Prosecutor Sotelo also dismissed the disability scenario as unlikely. Instead, he said Julian became a victim himself when he exposed a police cover-up, was ostracized and lost his own career.
"The problem comes in the cover-up," Sotelo said. "The public ends up paying in these lawsuits and the integrity of the police department becomes challenged."
Gutierrez testified that he had been hit, but said he blacked out after the first alleged strike and that he did not remember having any bruises or other signs of injury afterward.
The jury failed to reach a decision and a mistrial was declared Feb. 7.

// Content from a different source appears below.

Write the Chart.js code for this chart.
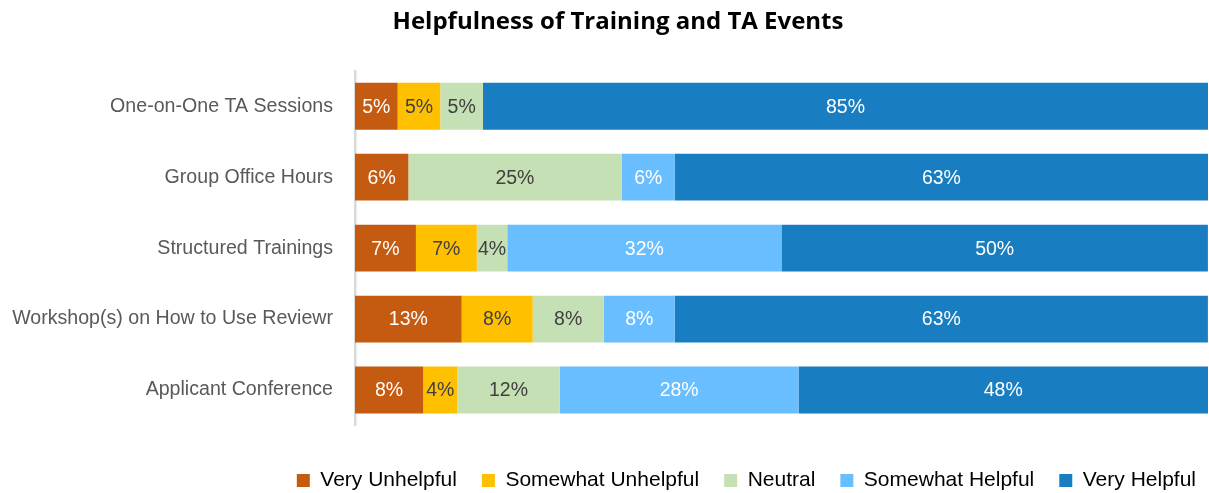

Sotelo's request for a retrial was denied by Superior Court Judge Jan Pluim, who said, "Even as described by Mr. Gutierrez, there are no bumps, welts or bruises to his head or otherwise to his body. The physical evidence to Mr. Gutierrez does not support the testimony of Mr. Julian. The court, therefore, puts little credibility in the testimony of Mr. Julian."
Shearen called the judge's action a vindication and hopes it will help him get his job back. PORAC's legal defense fund, which Shearen estimated spent as much as $150,000 on his defense, is deciding whether to pay for civil legal appeals to get Shearen reinstated.
Chief Lanza remains opposed to Shearen's return. An internal investigation, personnel hearings and appeals all concluded there were sufficient grounds to fire Shearen, Lanza said.
At the moment, the federal file on Shearen and Price sits in a Department of Justice office in Washington, where it was forwarded for a decision on prosecution after FBI agents completed their work. Justice officials there declined to comment on the case, except to say that the request for an investigation came from Justice Department officials in Washington after a complaint was received.
Gutierrez, who was released from prison in 1992 on the Baldwin Park burglary charges and received his $75,000 settlement a year later, was sent back to Chino state prison in March on a new, unrelated burglary conviction.
Former officer Price works as a private investigator. He said the accusations and criminal trial were only an annoyance to him, a single man, for whom working as a police officer was simply a job.
But Shearen vows to get his dream job back again.
"I fought too hard to let it go," he said. "It's going to be pretty hard to get it back, but I'll get it back one of these days."